The AHM line was always important to me. My father, Terry E. Cook, was a modeler with a keen eye on the prototype, and he would frequently bring home an AHM gem and begin the much more challenging pre-internet task of determining the accuracy of the plastic rendering, and in some cases just what the piece of rolling stock was used for by railroads. As many AHM enthusiasts can confirm, some of the selections included in the catalog run from uncommon to very obscure prototypes. In a time when mostly common examples, like the 40-foot boxcar, proliferated hobby catalogs, you found some intriguing pieces of rolling stock in those blue-and-yellow cardboard boxes.

Bernard Paul launched AHM in Philadelphia in the 1940s, selling balsa airplane kits out of his mother’s candy shop. He expanded into model railroading in the 1950s, becoming an importer for several brands, as well as developing his own products with overseas manufacturers such as Rivarossi. By 1982, AHM had declared bankruptcy and later reappeared as International Hobby Corporation (IHC), working with Mehano to produce many of its HO trains. Paul passed away in 2010.

AHM

ABOVE: According to my research, this freight car existed on Southern Pacific’s roster only and was a product of the road’s shops. AHM skipped Espee in its collection of road names, but included this red Western Maryland.

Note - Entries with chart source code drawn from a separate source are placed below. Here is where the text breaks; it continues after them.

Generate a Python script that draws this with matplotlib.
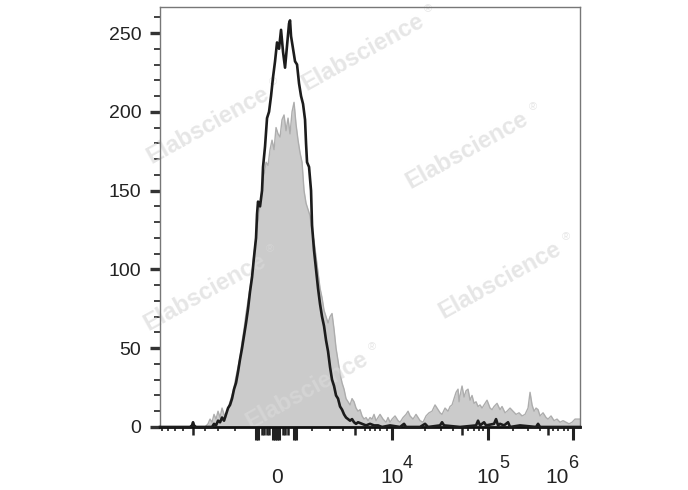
import matplotlib
matplotlib.use("Agg")
import matplotlib.pyplot as plt
import matplotlib.transforms as mtransforms

plt.rcParams['font.family'] = ['Liberation Sans', 'DejaVu Sans']

# gray filled histogram (channel, events)
gray_ch = [0, 45, 48, 50, 52, 54, 56, 58, 60, 62, 64, 66, 68, 70, 72, 74, 76, 78, 80, 82,
           84, 86, 88, 90, 92, 94, 96, 98, 100, 102, 104, 106, 108, 110, 112, 114, 116, 118,
           120, 122, 124, 126, 128, 130, 132, 134, 136, 138, 140, 142, 144, 146, 148, 150,
           152, 154, 156, 158, 160, 162, 164, 166, 168, 170, 172, 174, 176, 178, 180, 182,
           184, 186, 188, 190, 192, 194, 196, 198, 200, 202, 204, 206, 208, 210, 212, 214,
           216, 218, 220, 223, 226, 228, 230, 232, 235, 238, 240, 243, 246, 248, 250, 253,
           256, 258, 260, 263, 266, 269, 272, 275, 277, 280, 282, 285, 288, 290, 292, 294,
           296, 298, 299, 300, 302, 304, 306, 308, 310, 312, 314, 316, 318, 320, 322, 325,
           327, 330, 332, 334, 337, 340, 342, 345, 347, 350, 353, 356, 359, 362, 365, 368,
           370, 372, 374, 376, 378, 380, 383, 386, 388, 391, 394, 397, 400, 403, 406, 409,
           412, 415, 418, 420]
gray_counts = [0, 0, 2, 5, 3, 8, 5, 10, 6, 12, 8, 6, 12, 16, 20, 25, 32, 38, 44, 54,
               62, 72, 80, 88, 98, 110, 120, 130, 142, 150, 160, 168, 166, 176, 182, 176, 190, 186,
               184, 195, 198, 188, 196, 186, 200, 206, 192, 182, 174, 168, 150, 142, 138, 134,
               124, 118, 108, 98, 88, 82, 74, 70, 66, 70, 72, 62, 50, 42, 34, 28,
               24, 18, 16, 14, 18, 16, 12, 10, 11, 7, 5, 6, 4, 6, 5, 8,
               4, 6, 8, 5, 3, 6, 3, 5, 7, 4, 3, 6, 8, 10, 7, 5,
               8, 6, 4, 3, 7, 9, 10, 14, 12, 9, 8, 12, 10, 13, 14, 18,
               22, 24, 16, 20, 26, 19, 23, 24, 17, 20, 15, 16, 13, 14, 12, 15,
               17, 12, 11, 13, 15, 11, 13, 9, 10, 12, 10, 8, 9, 7, 8, 12,
               22, 14, 10, 12, 11, 7, 9, 6, 5, 7, 4, 5, 3, 4, 3, 2,
               3, 5, 5, 5]

# black outline histogram (channel, events)
black_ch = [0, 30, 32, 33, 34, 36, 52, 54, 56, 58, 60, 62, 64, 66, 68, 70, 72, 74, 76, 78,
            80, 82, 84, 86, 88, 90, 92, 94, 96, 97, 98, 100, 102, 103, 105, 107, 109, 111,
            113, 115, 117, 119, 121, 123, 125, 127, 129, 130, 131, 133, 135, 137, 139, 141,
            143, 145, 146, 147, 149, 151, 152, 154, 156, 158, 160, 162, 164, 166, 168, 170,
            172, 174, 176, 178, 180, 182, 184, 186, 188, 190, 192, 194, 196, 198, 202, 206,
            210, 214, 218, 222, 230, 240, 244, 246, 260, 265, 268, 280, 282, 284, 300, 316,
            318, 320, 324, 326, 334, 336, 338, 340, 344, 348, 350, 360, 376, 378, 380, 420]
black_counts = [0, 0, 1, 3, 1, 0, 0, 2, 1, 4, 3, 6, 4, 8, 12, 14, 18, 24, 28, 35,
                43, 50, 58, 66, 75, 86, 95, 108, 120, 135, 143, 140, 150, 165, 178, 196, 200, 210,
                222, 232, 244, 240, 252, 238, 228, 242, 256, 258, 248, 240, 232, 230, 218, 210,
                205, 195, 180, 168, 165, 150, 128, 112, 100, 88, 78, 70, 64, 55, 48, 38,
                30, 26, 20, 18, 13, 11, 8, 6, 5, 4, 5, 3, 2, 3, 2, 1,
                2, 1, 1, 0, 1, 0, 2, 0, 0, 2, 0, 1, 3, 1, 0, 1,
                4, 1, 3, 1, 2, 5, 1, 2, 1, 3, 0, 1, 0, 2, 0, 0]

y_major = [0, 50, 100, 150, 200, 250]
y_minor = list(range(0, 261, 10))

# axis ticks (channel positions)
x_long = [96, 98, 113, 115, 117, 119, 134, 136, 232, 328, 413]
x_medium = [33, 102, 104, 107, 109, 123, 125, 128, 195, 302, 388]
x_short = [2, 8, 15, 23, 45, 58, 75, 152, 170, 183, 205, 210, 215, 220, 227,
           265, 281, 293, 308, 314, 319, 323, 353, 368, 380, 393, 398, 404, 408]

x_labels = ['0', '10', '10', '10']
x_exponents = ['', '4', '5', '6']
x_label_pos = [117, 232, 328, 397]

watermarks = [(0.527, 0.894), (0.302, 0.745), (0.679, 0.694),
              (0.727, 0.429), (0.298, 0.404), (0.446, 0.204)]

fig = plt.figure(figsize=(6.88, 4.90), dpi=100)
ax = fig.add_axes([0.2326, 0.1286, 0.6105, 0.8571])

ax.fill_between(gray_ch, gray_counts, 0, color='#cbcbcb', linewidth=0, zorder=1)
ax.plot(gray_ch, gray_counts, color='#adadad', linewidth=1.0, zorder=1.5)

for wx, wy in watermarks:
    ax.text(wx, wy, 'Elabscience', transform=fig.transFigure, rotation=29,
            ha='center', va='center', fontsize=17, fontweight='bold',
            color='#d9d9d9', alpha=0.65, zorder=2)
    ax.text(wx + 0.095, wy + 0.088, '®', transform=fig.transFigure,
            ha='center', va='center', fontsize=8,
            color='#d9d9d9', alpha=0.65, zorder=2)

ax.plot(black_ch, black_counts, color='#1c1c1c', linewidth=1.9, zorder=3,
        clip_on=False)

ax.set_xlim(0, 420)
ax.set_ylim(0, 266.5)

for side in ['left', 'top', 'right']:
    ax.spines[side].set_color('#777777')
    ax.spines[side].set_linewidth(1.0)
ax.spines['bottom'].set_color('#111111')
ax.spines['bottom'].set_linewidth(2.0)

ax.set_yticks(y_major)
ax.set_yticks(y_minor, minor=True)
ax.tick_params(axis='y', which='major', length=7.5, width=2.4, color='#333333',
               labelsize=14, pad=6, labelcolor='#222222')
ax.tick_params(axis='y', which='minor', length=4, width=1.3, color='#333333')

ax.set_xticks(x_long)
ax.set_xticks(x_short, minor=True)
ax.tick_params(axis='x', which='major', length=9, width=2.2, color='#222222',
               labelbottom=False)
ax.tick_params(axis='x', which='minor', length=3.2, width=1.2, color='#222222')

sec = ax.secondary_xaxis('bottom')
sec.set_xticks(x_medium)
sec.tick_params(axis='x', length=6, width=1.8, color='#222222', labelbottom=False)
sec.spines['bottom'].set_visible(False)

trans = mtransforms.blended_transform_factory(ax.transData, ax.transAxes)
for pos, lab, ex in zip(x_label_pos, x_labels, x_exponents):
    ax.text(pos, -0.133, lab, transform=trans, ha='center', va='baseline',
            fontsize=15, color='#222222')
    if ex:
        ax.text(pos + 11, -0.098, ex, transform=trans, ha='left', va='baseline',
                fontsize=13, color='#222222')

fig.savefig('out.png', dpi=100)
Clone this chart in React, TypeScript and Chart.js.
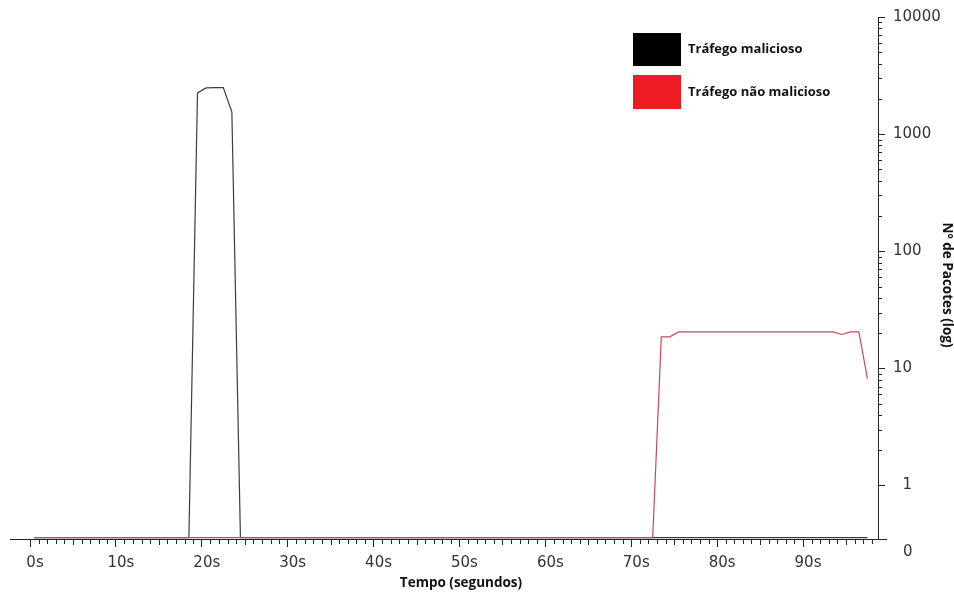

This year’s HOC Annual was several years in preparation for me. Not counting my lifelong collecting of HO trains, the focused effort of tracking down various AHM HO scale freight cars (and yes, I did acquire some of the company’s N and O releases) was a delight and became a serious pursuit in the last year. What are my favorite picks from AHM’s line? In no particular order, here’s what I find appealing and what I would recommend to a collector just starting down the AHM path.

PS-1 40’ Boxcar
After stating the line was intriguing thanks to its diversity and trend away from the mundane, I will offer AHM’s 40-foot PS-1 boxcar as a “must-have” model. Introduced in the early 1960s and produced by Roco in Austria, this replica of Pullman-Standard’s popular sliding door (versus the plug door variant also in AHM’s line) was an impressive model and held its own for many years. You’ll find examples vary in design with some production runs including ladders as separate features. Though a 40-foot boxcar may be common, AHM offered variety in its road names. Not content with the big hitters like Santa Fe or Chesapeake & Ohio, this offering can be found decorated for Alton & Southern, Buffalo Creek, Pittsburgh & West Virginia, and West India Fruit & Steamship Co. For me the Toledo, Peoria & Western car is a favorite.

AHM

ABOVE: If calcium carbide was a commodity you needed to move on your HO pike back in the day, AHM had you covered with two styles of this exotic freight car prototype. This Burlington Northern example was labeled as “Calcium Carbide Carrier” and is similar to a pulpwood car, which was another odd Roco tooling based on a Norfolk & Western prototype.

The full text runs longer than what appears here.